1. 参数解析： 从命令行参数中获取 Broker 地址和 Topic 名称。

2. 配置创建： 使用 rd_kafka_conf_new() 创建一个配置对象。

3. 配置设置： 使用 rd_kafka_conf_set() 设置配置参数，例如 bootstrap.servers (Broker 地址)。

4. 交付报告回调设置： 使用 rd_kafka_conf_set_dr_msg_cb() 设置交付报告回调函数。 交付报告回调函数会在消息发送成功或失败时被调用。

5. 生产者创建： 使用 rd_kafka_new() 创建一个 Kafka 生产者实例。 参数 RD_KAFKA_PRODUCER 指定了创建的是生产者。

6. 消息发送： 从标准输入读取消息，然后使用 rd_kafka_producev() 发送消息到 Kafka。 RD_KAFKA_V_TOPIC(topic) 指定了消息要发送到的 Topic，RD_KAFKA_V_MSGFLAGS(RD_KAFKA_MSG_F_COPY) 指定了消息内容会被复制，RD_KAFKA_V_VALUE(buf, len) 指定了消息的内容和长度。

7. 轮询事件： 使用 rd_kafka_poll() 轮询事件。 rd_kafka_poll() 会调用交付报告回调函数，并处理其他 Kafka 事件。

8. 刷新消息： 程序结束时，使用 rd_kafka_flush() 刷新消息队列，确保所有消息都被发送到 Kafka。

9. 销毁生产者： 使用 rd_kafka_destroy() 销毁生产者实例。

关键函数：

函数调用	含义
rd_kafka_conf_new()	创建配置文件
rd_kafka_conf_set(...)	设置参数。设置 bootstrap.servers
rd_kafka_conf_set_dr_msg_cb(...)	设置交付报告回调
rd_kafka_new(...)	创建一个 Kafka 生产者，RD_KAFKA_PRODUCER
rd_kafka_producev(...)	发送数据，是发送消息的主要函数，可以指定 Topic、Key、Value、Headers 等信息

3.3 生产者和消费者的交互

1. 使用 consumer 示例程序启动消费者。

   ./consumer localhost:9092 0 test

   启动成功后，会显示以下信息：

   % Subscribed to 1 topic(s), waiting for rebalance and messages...

2. 使用 producer 示例程序启动生产者。

   ./producer localhost:9092 test

   启动成功后，会显示以下信息：

   % Type some text and hit enter to produce message % Or just hit enter to only serve delivery reports % Press Ctrl-C or Ctrl-D to exit

3. 在生产者终端输入消息并按下回车键，例如输入 "hello consumer"。

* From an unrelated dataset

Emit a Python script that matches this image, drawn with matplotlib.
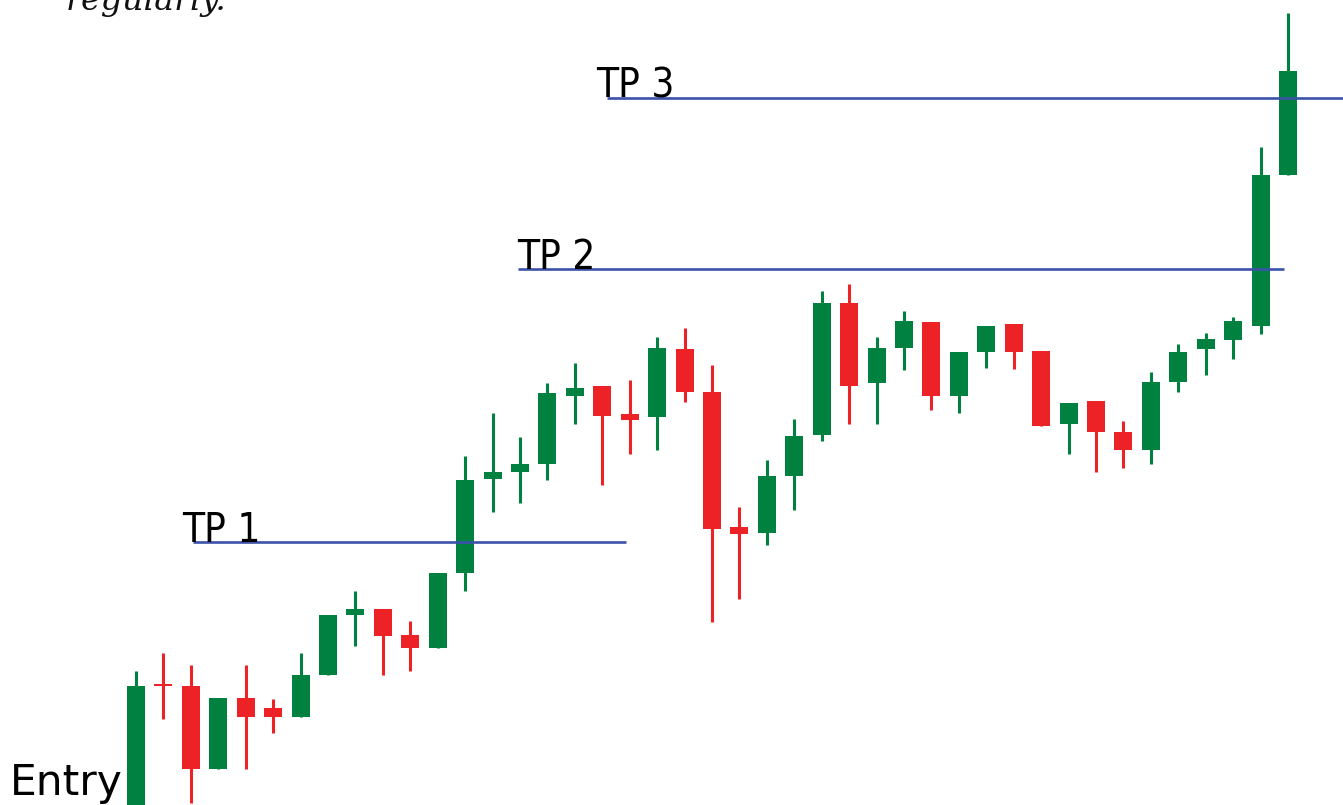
import matplotlib
matplotlib.use("Agg")
import matplotlib.pyplot as plt
import numpy as np

# OHLC values (price units)
opens  = [-15, 120, 119,  36, 107,  97,  88, 130, 190, 196, 170, 157, 232, 326, 333, 341, 409, 419, 391, 388,
          456, 413, 278, 272, 329, 370, 502, 422, 457, 483, 409, 453, 481, 454, 381, 404, 373, 355, 423, 456,
          465, 479, 630]
highs  = [134, 152, 140, 107, 140, 106, 152, 190, 214, 196, 184, 232, 349, 392, 368, 422, 442, 419, 425, 468,
          477, 440, 298, 345, 386, 514, 521, 468, 494, 483, 453, 479, 481, 454, 402, 404, 384, 433, 461, 472,
          488, 658, 792]
lows   = [-25,  86,   2,  36,  36,  72,  88, 130, 159, 130, 134, 157, 214, 293, 302, 325, 381, 320, 351, 355,
          403, 183, 206, 260, 295, 364, 381, 381, 435, 395, 392, 437, 436, 379, 351, 333, 337, 341, 413, 430,
          446, 471, 630]
closes = [119, 119,  36, 107,  88,  88, 130, 190, 196, 169, 157, 232, 325, 333, 341, 412, 417, 389, 385, 457,
          413, 276, 271, 329, 369, 502, 419, 457, 484, 409, 453, 479, 453, 379, 402, 373, 355, 423, 453, 466,
          484, 630, 734]

tp_labels = ["TP 1", "TP 2", "TP 3"]
tp_levels = [263, 536, 707]

GREEN = "#00813F"
RED = "#EC2227"
BLUE = "#3B52A8"

W, H = 1343, 805
fig = plt.figure(figsize=(W / 100, H / 100), dpi=100)
ax = fig.add_axes([0, 0, 1, 1])
ax.set_axis_off()

n = len(opens)
x = np.arange(n)
step_px = (1288 - 136) / (n - 1)
ax.set_xlim(-136 / step_px, (n - 1) + (W - 1288) / step_px)
ax.set_ylim(0, H)

body_w = 18 / step_px
for i in range(n):
    o, h, l, c = opens[i], highs[i], lows[i], closes[i]
    col = GREEN if c > o else RED
    ax.vlines(x[i], l, h, color=col, linewidth=2.2, zorder=2)
    bottom = min(o, c)
    height = max(abs(c - o), 2)
    ax.bar(x[i], height, width=body_w, bottom=bottom, color=col, zorder=3, linewidth=0)

# TP lines (pixel extents converted into index units)
def px2x(px):
    return (px - 136) / step_px

tp_x = [(193, 626), (518, 1284), (607, 1343)]
tp_text_x = [182, 517, 596]
for lab, lvl, (x0, x1), tx in zip(tp_labels, tp_levels, tp_x, tp_text_x):
    ax.hlines(lvl, px2x(x0), px2x(x1), color=BLUE, linewidth=1.9, zorder=4)
    fig.text(tx / W, lvl / H, lab, fontsize=29, family="DejaVu Sans", stretch="condensed",
             ha="left", va="baseline", color="black", zorder=5)

fig.text(10 / W, 1 - 795 / H, "Entry", fontsize=30.5, family="DejaVu Sans",
         ha="left", va="baseline", color="black")

fig.text(66 / W, 1 - 10 / H, "regularly.", fontsize=24, family="DejaVu Serif", style="italic",
         ha="left", va="baseline", color="#111111")

fig.savefig("out.png", dpi=100)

   $ ./producer localhost:9092 test % Type some text and hit enter to produce message % Or just hit enter to only serve delivery reports % Press Ctrl-C or Ctrl-D to exit hello consumer % Enqueued message (14 bytes) for topic test

   消费者终端会接收到该消息，并显示以下信息：

   $ ./consumer localhost:9092 0 test % Subscribed to 1 topic(s), waiting for rebalance and messages... Message on test [0] at offset 4: Value: hello consumer

   这表明生产者成功地将消息发送到了 Kafka，消费者成功地从 Kafka 消费了该消息。